— Когда мы займемся исследованием сенота, ты сможешь взвалить на себя хозяйственные обязанности. Нас с Джеком надо будет кормить.
— Но я еще не закончил работу в Херефордской библиотеке. Мария, вы дадите мне отпуск?
Джек, как и Джереми, перевел взгляд на Марию. Она выглядела усталой, хотя после разыгравшейся в храме кровавой драмы почти все время спала. Ссадину на ее лице врач с «Морского странника II» залечил, пообещав, что со временем не останется даже шрама, да и ссадина — сущий пустяк по сравнению с психологическим потрясением. Джек знал, что Мария, конечно, не скоро свыкнется со смертью О'Коннора и еще долго будет во власти того кошмара, который ей довелось пережить и который всколыхнул в ее памяти душераздирающий рассказ матери. Когда Джек учился вместе с Марией в колледже, он видел ее мать несколько раз, но даже не предполагал, что она, как и отец Марии, еврейка. О трагической участи, постигшей ее семью, она рассказала Марии лишь перед самой смертью, а до того, как и многие люди, пережившие ужасы холокоста, хранили страшные воспоминания при себе. Мария отомстила за мать, расправившись с Рекснисом, но это стоило ей душевного потрясения. К счастью, местные полицейские, увидев, что хозяйничавший в округе Петер Рекснис получил пулю в лоб, обрадовались этому обстоятельству, а Марию даже нарекли героиней, освободившей мальчика из рук изверга и злодея.
— Херефордская библиотека до конца не исследована, — сказала Мария, отвечая на вопрос Джереми. — А время не ждет. Если ты снова станешь работать на ММУ, это надолго. — Она перевела взгляд на Джека. — А что с поисками меноры?

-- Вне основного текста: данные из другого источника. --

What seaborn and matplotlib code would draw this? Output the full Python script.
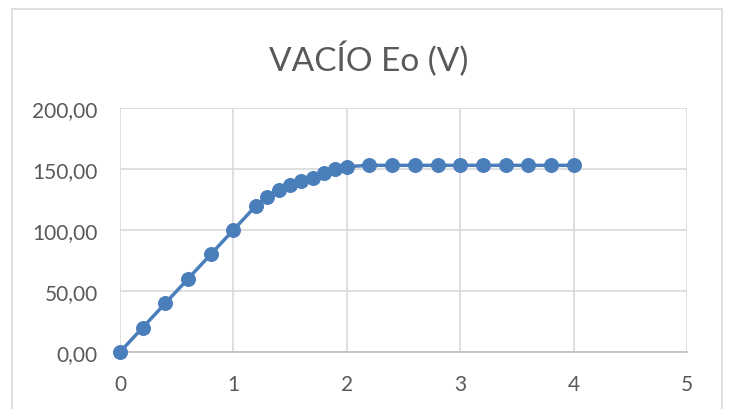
import matplotlib
matplotlib.use('Agg')
import matplotlib.pyplot as plt
from matplotlib.patches import Rectangle
import pandas as pd
import seaborn as sns

# Data
corriente = [0, 0.2, 0.4, 0.6, 0.8, 1.0, 1.2, 1.3, 1.4, 1.5, 1.6, 1.7, 1.8, 1.9, 2.0,
             2.2, 2.4, 2.6, 2.8, 3.0, 3.2, 3.4, 3.6, 3.8, 4.0]
tension = [0, 20, 40, 60, 80, 100, 120, 127, 133, 137, 140, 143, 147, 150, 152,
           153, 153, 153, 153, 153, 153, 153, 153, 153, 153]
y_ticks = [0, 50, 100, 150, 200]
y_labels = ['0,00', '50,00', '100,00', '150,00', '200,00']
x_ticks = [0, 1, 2, 3, 4, 5]

df = pd.DataFrame({'I': corriente, 'Eo': tension})

sns.set_style('white')
plt.rcParams['font.family'] = ['Lato', 'DejaVu Sans']

blue = '#4a7ebb'
grid = '#d9d9d9'
text = '#595959'

fig = plt.figure(figsize=(7.31, 4.10), dpi=100)
ax = fig.add_axes([120 / 731, 1 - 353 / 410, 567 / 731, 244 / 410])

sns.lineplot(data=df, x='I', y='Eo', ax=ax, color=blue, linewidth=2.5,
             marker='o', markersize=10, markeredgecolor=blue, clip_on=False, zorder=3)

ax.set_xlim(0, 5)
ax.set_ylim(0, 200)
ax.set_xticks(x_ticks)
ax.set_xticklabels([str(t) for t in x_ticks])
ax.set_yticks(y_ticks)
ax.set_yticklabels(y_labels)
ax.grid(True, color=grid, linewidth=1.2)
ax.set_axisbelow(True)
for side in ['top', 'right', 'left']:
    ax.spines[side].set_visible(False)
ax.spines['bottom'].set_color('#bfbfbf')
ax.spines['bottom'].set_linewidth(1.2)
ax.tick_params(axis='both', length=0, labelsize=15, colors=text)
ax.tick_params(axis='x', pad=16)
ax.tick_params(axis='y', pad=16)
ax.set_xlabel('')
ax.set_ylabel('')

fig.text(0.505, 0.855, 'VACÍO Eo (V)', ha='center', va='center', fontsize=24, color=text)

# chart border
fig.patches.append(Rectangle((12 / 731, -0.05), 710 / 731, 1.05 - 10 / 410,
                             transform=fig.transFigure, fill=False,
                             edgecolor=grid, linewidth=1.2))

fig.savefig('out.png', dpi=100)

— Занимаясь поисками меноры, я пришел к заключению, что история повторяется.
— Никак ты собираешься философствовать? — поднимаясь на ноги, сказал Костас. — Лучше я займусь чертежами.

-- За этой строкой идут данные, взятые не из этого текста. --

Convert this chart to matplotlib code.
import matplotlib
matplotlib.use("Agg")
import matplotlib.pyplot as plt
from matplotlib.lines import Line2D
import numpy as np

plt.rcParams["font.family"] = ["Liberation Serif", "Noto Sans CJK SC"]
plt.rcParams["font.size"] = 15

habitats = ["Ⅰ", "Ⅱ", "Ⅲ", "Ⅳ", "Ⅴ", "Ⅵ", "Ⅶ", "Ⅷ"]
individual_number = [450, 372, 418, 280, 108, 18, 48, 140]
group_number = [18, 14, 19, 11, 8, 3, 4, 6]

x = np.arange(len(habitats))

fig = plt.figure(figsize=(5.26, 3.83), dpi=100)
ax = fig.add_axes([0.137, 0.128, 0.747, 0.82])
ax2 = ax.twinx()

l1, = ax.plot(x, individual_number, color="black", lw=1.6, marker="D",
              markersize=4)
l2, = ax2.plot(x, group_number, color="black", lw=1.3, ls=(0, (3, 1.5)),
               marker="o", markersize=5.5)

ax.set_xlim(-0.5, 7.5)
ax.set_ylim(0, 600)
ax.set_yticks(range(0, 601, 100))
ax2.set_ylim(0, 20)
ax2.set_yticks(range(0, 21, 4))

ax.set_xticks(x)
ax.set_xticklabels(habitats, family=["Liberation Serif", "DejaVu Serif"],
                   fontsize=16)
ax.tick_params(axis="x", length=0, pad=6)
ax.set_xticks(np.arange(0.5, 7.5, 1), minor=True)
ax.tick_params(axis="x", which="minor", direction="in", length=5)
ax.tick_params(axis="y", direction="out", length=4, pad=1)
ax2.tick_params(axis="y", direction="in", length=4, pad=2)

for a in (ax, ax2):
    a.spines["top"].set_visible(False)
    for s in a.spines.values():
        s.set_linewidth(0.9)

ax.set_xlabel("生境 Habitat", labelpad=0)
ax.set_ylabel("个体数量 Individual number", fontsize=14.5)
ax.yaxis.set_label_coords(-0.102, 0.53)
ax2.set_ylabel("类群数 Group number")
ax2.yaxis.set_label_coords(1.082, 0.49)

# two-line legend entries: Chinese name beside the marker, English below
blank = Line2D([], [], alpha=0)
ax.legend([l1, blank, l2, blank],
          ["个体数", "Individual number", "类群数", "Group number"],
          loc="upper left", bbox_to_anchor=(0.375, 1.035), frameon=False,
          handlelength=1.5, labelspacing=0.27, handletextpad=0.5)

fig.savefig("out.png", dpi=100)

— Подожди. Мне кажется, мои выводы заслуживают внимания. Когда я рассматривал фреску в храме, найденном в джунглях Петером Рекснисом, то изображенная на ней праздничная процессия напомнила мне церемониальное шествие, изображенное в Риме на арке Тита. Во время этого шествия римлянам демонстрировали менору, захваченную во время Иудейской войны. За свой долгий и бурный век она переменила много хозяев, людей разных обычаев и культуры. Иудеи считали менору символом веры, уступавшим по значимости лишь Ковчегу Завета. Затем менора перешла к римлянам, потом оказалась у византийцев, и наконец ее похитили викинги во главе с Харальдом Хардрада. И заметьте, всякий раз ее могли переплавить в золото, но никто не пошел на это. У римлян менора стала олицетворять мощь и величие государства, у византийцев стала потаенным сокровищем, связывавшим их с Римом и с прежними имперскими устремлениями, а для Харальда Хардрада менора сделалась символом его личной воинской доблести и, наконец, талисманом.